— Begin DATASET RECORDS —

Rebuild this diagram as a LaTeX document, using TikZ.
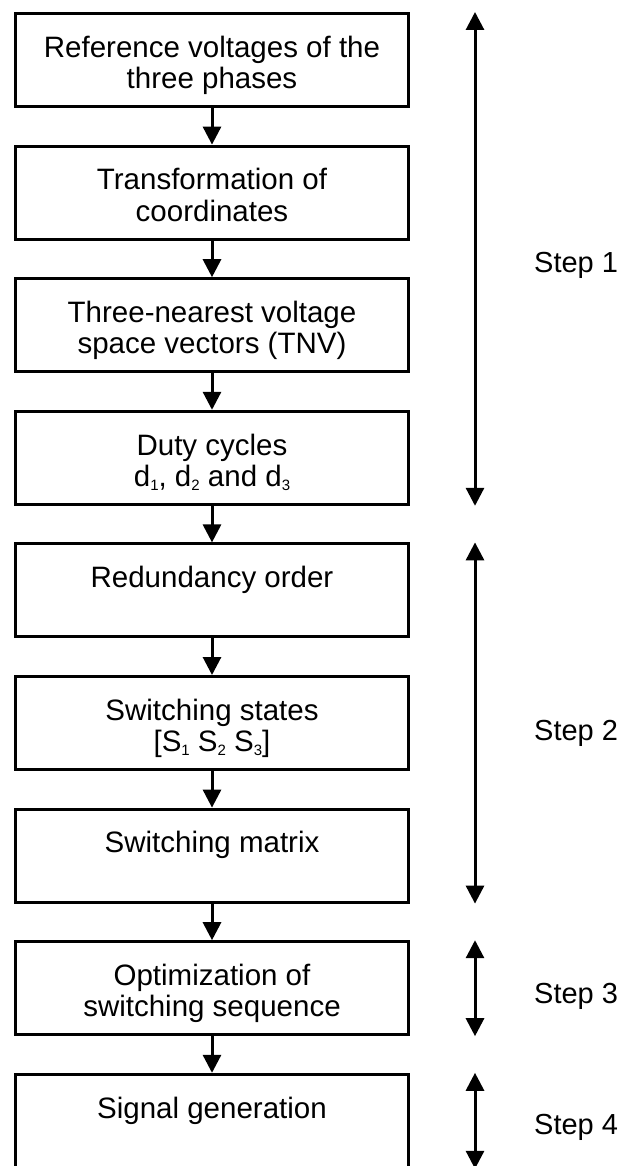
\documentclass[tikz,border=0pt]{standalone}
\usepackage{fontspec}
\setmainfont{Liberation Sans}
\usetikzlibrary{positioning}
\usetikzlibrary{arrows.meta}

% struts that set the first and last line of a block
\newcommand\topline{\rule{0pt}{33pt}}
\newcommand\botline{\rule[-7pt]{0pt}{7pt}}
% small index below the line
\newcommand\idx[1]{\raisebox{-4pt}{\fontsize{15}{15}\selectfont #1}}

\begin{document}
\begin{tikzpicture}[x=1pt,y=-1pt,node distance=36.6pt,
    box/.style={draw, line width=3pt, minimum width=393pt, minimum height=93pt,
        inner sep=0pt, align=center, font=\fontsize{29.5}{31.5}\selectfont},
    flow/.style={line width=3pt, -{Triangle[width=18pt,length=18pt]}},
    span/.style={line width=3pt, {Triangle[width=18pt,length=18pt]}-{Triangle[width=18pt,length=18pt]}},
    steplabel/.style={anchor=west, inner sep=0pt, font=\fontsize{29}{31}\selectfont}]

    % Fix the size of the page
    \useasboundingbox (0,0) rectangle (622,1166);

    % Define the column of the step arrows
    \coordinate (sx) at (475,0);

    % Draw the blocks
    \node[box] (ref) at (212,60) {\topline Reference voltages of the\\three phases\botline};
    \node[box, below=of ref] (trans) {\topline Transformation of\\coordinates\botline};
    \node[box, below=of trans] (tnv) {\topline Three-nearest voltage\\space vectors (TNV)\botline};
    \node[box, below=of tnv] (duty) {\topline Duty cycles\\d\idx{1}, d\idx{2} and d\idx{3}\botline};
    \node[box, below=of duty] (redund) {\topline Redundancy order\\\botline};
    \node[box, below=of redund] (swstates) {\topline Switching states\\{[}S\idx{1} S\idx{2} S\idx{3}{]}\botline};
    \node[box, below=of swstates] (swmatrix) {\topline Switching matrix\\\botline};
    \node[box, below=of swmatrix] (optim) {\topline Optimization of\\switching sequence\botline};
    \node[box, below=of optim] (signal) {\topline Signal generation\\\botline};

    % Draw the flow arrows
    \draw[flow] (ref) -- (trans);
    \draw[flow] (trans) -- (tnv);
    \draw[flow] (tnv) -- (duty);
    \draw[flow] (duty) -- (redund);
    \draw[flow] (redund) -- (swstates);
    \draw[flow] (swstates) -- (swmatrix);
    \draw[flow] (swmatrix) -- (optim);
    \draw[flow] (optim) -- (signal);

    % Draw the step ranges
    \draw[span] (sx |- ref.north) -- (sx |- duty.south);
    \draw[span] (sx |- redund.north) -- (sx |- swmatrix.south);
    \draw[span] (sx |- optim.north) -- (sx |- optim.south);
    \draw[span] (sx |- signal.north) -- (sx |- signal.south);

    % Label the steps
    \node[steplabel] (step1) at (534,265) {Step 1};
    \node[steplabel] (step2) at (534,733) {Step 2};
    \node[steplabel] (step3) at (534,996) {Step 3};
    \node[steplabel] (step4) at (534,1127) {Step 4};
\end{tikzpicture}
\end{document}
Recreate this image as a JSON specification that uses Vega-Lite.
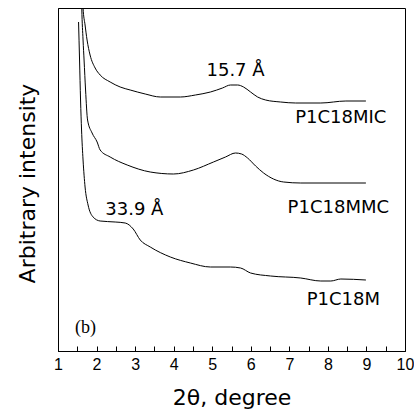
{
  "$schema": "https://vega.github.io/schema/vega-lite/v6.json",
  "width": 347,
  "height": 343,
  "autosize": "none",
  "padding": {"left": 58, "top": 8, "right": 9, "bottom": 64},
  "background": "white",
  "config": {
    "view": {"stroke": "black", "strokeWidth": 1},
    "axis": {"domainColor": "black", "tickColor": "black", "labelColor": "black", "titleColor": "black", "grid": false},
    "axisX": {
      "tickSize": -5,
      "labelPadding": 10,
      "labelFont": "Liberation Sans",
      "labelFontSize": 16,
      "labelOverlap": false,
      "labelFlush": false,
      "labelBound": false,
      "titleFont": "DejaVu Sans",
      "titleFontSize": 22,
      "titleFontWeight": "normal"
    },
    "axisY": {
      "ticks": false,
      "labels": false,
      "titleFont": "DejaVu Sans",
      "titleFontSize": 22,
      "titleFontWeight": "normal"
    }
  },
  "encoding": {
    "x": {
      "field": "x", "type": "quantitative",
      "scale": {"domain": [1, 10], "nice": false, "zero": false},
      "axis": {
        "values": [1, 1.5, 2, 2.5, 3, 3.5, 4, 4.5, 5, 5.5, 6, 6.5, 7, 7.5, 8, 8.5, 9, 9.5, 10],
        "labelExpr": "datum.value % 1 === 0 ? format(datum.value, 'd') : ''",
        "title": "2θ, degree",
        "titleBaseline": "middle",
        "titleX": 173.5,
        "titleY": 46
      }
    },
    "y": {
      "field": "y", "type": "quantitative",
      "scale": {"domain": [0, 343], "nice": false, "zero": false},
      "axis": {
        "title": "Arbitrary intensity",
        "titleAngle": -90,
        "titleBaseline": "middle",
        "titleX": -31,
        "titleY": 175
      }
    }
  },
  "layer": [
    {
      "data": {"values": [
        {"series": "MIC", "x": 1.640, "y": 352},
        {"series": "MIC", "x": 1.650, "y": 343},
        {"series": "MIC", "x": 1.702, "y": 326},
        {"series": "MIC", "x": 1.754, "y": 311},
        {"series": "MIC", "x": 1.832, "y": 296},
        {"series": "MIC", "x": 1.963, "y": 283},
        {"series": "MIC", "x": 2.093, "y": 276},
        {"series": "MIC", "x": 2.353, "y": 269},
        {"series": "MIC", "x": 2.613, "y": 264},
        {"series": "MIC", "x": 2.873, "y": 261},
        {"series": "MIC", "x": 3.263, "y": 257},
        {"series": "MIC", "x": 3.654, "y": 254},
        {"series": "MIC", "x": 4.174, "y": 254},
        {"series": "MIC", "x": 4.564, "y": 256},
        {"series": "MIC", "x": 4.954, "y": 259},
        {"series": "MIC", "x": 5.266, "y": 263},
        {"series": "MIC", "x": 5.474, "y": 266},
        {"series": "MIC", "x": 5.657, "y": 266},
        {"series": "MIC", "x": 5.813, "y": 264},
        {"series": "MIC", "x": 5.995, "y": 259},
        {"series": "MIC", "x": 6.177, "y": 254},
        {"series": "MIC", "x": 6.385, "y": 251},
        {"series": "MIC", "x": 6.775, "y": 249},
        {"series": "MIC", "x": 7.165, "y": 248},
        {"series": "MIC", "x": 7.816, "y": 248},
        {"series": "MIC", "x": 8.466, "y": 250},
        {"series": "MIC", "x": 8.986, "y": 250},
        {"series": "MMC", "x": 1.612, "y": 352},
        {"series": "MMC", "x": 1.617, "y": 343},
        {"series": "MMC", "x": 1.650, "y": 311},
        {"series": "MMC", "x": 1.676, "y": 291},
        {"series": "MMC", "x": 1.715, "y": 261},
        {"series": "MMC", "x": 1.767, "y": 231},
        {"series": "MMC", "x": 1.884, "y": 218},
        {"series": "MMC", "x": 2.015, "y": 209},
        {"series": "MMC", "x": 2.093, "y": 201},
        {"series": "MMC", "x": 2.353, "y": 194},
        {"series": "MMC", "x": 2.795, "y": 186},
        {"series": "MMC", "x": 3.393, "y": 179},
        {"series": "MMC", "x": 3.992, "y": 177},
        {"series": "MMC", "x": 4.512, "y": 181},
        {"series": "MMC", "x": 5.032, "y": 189},
        {"series": "MMC", "x": 5.344, "y": 194},
        {"series": "MMC", "x": 5.604, "y": 198},
        {"series": "MMC", "x": 5.761, "y": 197},
        {"series": "MMC", "x": 5.917, "y": 193},
        {"series": "MMC", "x": 6.125, "y": 185},
        {"series": "MMC", "x": 6.333, "y": 178},
        {"series": "MMC", "x": 6.853, "y": 169},
        {"series": "MMC", "x": 7.296, "y": 168},
        {"series": "MMC", "x": 8.986, "y": 168},
        {"series": "M", "x": 1.533, "y": 329},
        {"series": "M", "x": 1.559, "y": 291},
        {"series": "M", "x": 1.585, "y": 251},
        {"series": "M", "x": 1.611, "y": 221},
        {"series": "M", "x": 1.650, "y": 191},
        {"series": "M", "x": 1.702, "y": 164},
        {"series": "M", "x": 1.780, "y": 146},
        {"series": "M", "x": 1.910, "y": 134},
        {"series": "M", "x": 2.093, "y": 130},
        {"series": "M", "x": 2.483, "y": 129},
        {"series": "M", "x": 2.743, "y": 128},
        {"series": "M", "x": 2.951, "y": 122},
        {"series": "M", "x": 3.133, "y": 111},
        {"series": "M", "x": 3.393, "y": 104},
        {"series": "M", "x": 3.914, "y": 94},
        {"series": "M", "x": 4.434, "y": 88},
        {"series": "M", "x": 4.954, "y": 84},
        {"series": "M", "x": 5.474, "y": 84},
        {"series": "M", "x": 5.735, "y": 83},
        {"series": "M", "x": 5.995, "y": 78},
        {"series": "M", "x": 6.515, "y": 75},
        {"series": "M", "x": 7.296, "y": 73},
        {"series": "M", "x": 7.816, "y": 70},
        {"series": "M", "x": 8.076, "y": 70},
        {"series": "M", "x": 8.336, "y": 72},
        {"series": "M", "x": 8.986, "y": 71}
      ]},
      "mark": {"type": "line", "color": "black", "strokeWidth": 1, "clip": true, "interpolate": "monotone"},
      "encoding": {
        "detail": {"field": "series", "type": "nominal"}
      }
    },
    {
      "data": {"values": [
        {"label": "15.7 Å", "x": 5.605, "y": 280},
        {"label": "P1C18MIC", "x": 8.336, "y": 233},
        {"label": "P1C18MMC", "x": 8.27, "y": 143},
        {"label": "33.9 Å", "x": 2.98, "y": 141},
        {"label": "P1C18M", "x": 8.40, "y": 51}
      ]},
      "mark": {"type": "text", "font": "DejaVu Sans", "fontSize": 18, "color": "black", "align": "center", "baseline": "middle"},
      "encoding": {
        "text": {"field": "label"}
      }
    },
    {
      "data": {"values": [{"label": "(b)", "x": 1.715, "y": 23}]},
      "mark": {"type": "text", "font": "Liberation Serif", "fontSize": 18, "color": "black", "align": "center", "baseline": "middle"},
      "encoding": {
        "text": {"field": "label"}
      }
    }
  ]
}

— End DATASET RECORDS —

→ **SHORT TASK**: Set down the records above word for word, from the first line through the line containing "(sx) at (475,0);", both included; leave out the pictures.

→ **THE OUTPUT**:
Rebuild this diagram as a LaTeX document, using TikZ.
\documentclass[tikz,border=0pt]{standalone}
\usepackage{fontspec}
\setmainfont{Liberation Sans}
\usetikzlibrary{positioning}
\usetikzlibrary{arrows.meta}

% struts that set the first and last line of a block
\newcommand\topline{\rule{0pt}{33pt}}
\newcommand\botline{\rule[-7pt]{0pt}{7pt}}
% small index below the line
\newcommand\idx[1]{\raisebox{-4pt}{\fontsize{15}{15}\selectfont #1}}

\begin{document}
\begin{tikzpicture}[x=1pt,y=-1pt,node distance=36.6pt,
    box/.style={draw, line width=3pt, minimum width=393pt, minimum height=93pt,
        inner sep=0pt, align=center, font=\fontsize{29.5}{31.5}\selectfont},
    flow/.style={line width=3pt, -{Triangle[width=18pt,length=18pt]}},
    span/.style={line width=3pt, {Triangle[width=18pt,length=18pt]}-{Triangle[width=18pt,length=18pt]}},
    steplabel/.style={anchor=west, inner sep=0pt, font=\fontsize{29}{31}\selectfont}]

    % Fix the size of the page
    \useasboundingbox (0,0) rectangle (622,1166);

    % Define the column of the step arrows
    \coordinate (sx) at (475,0);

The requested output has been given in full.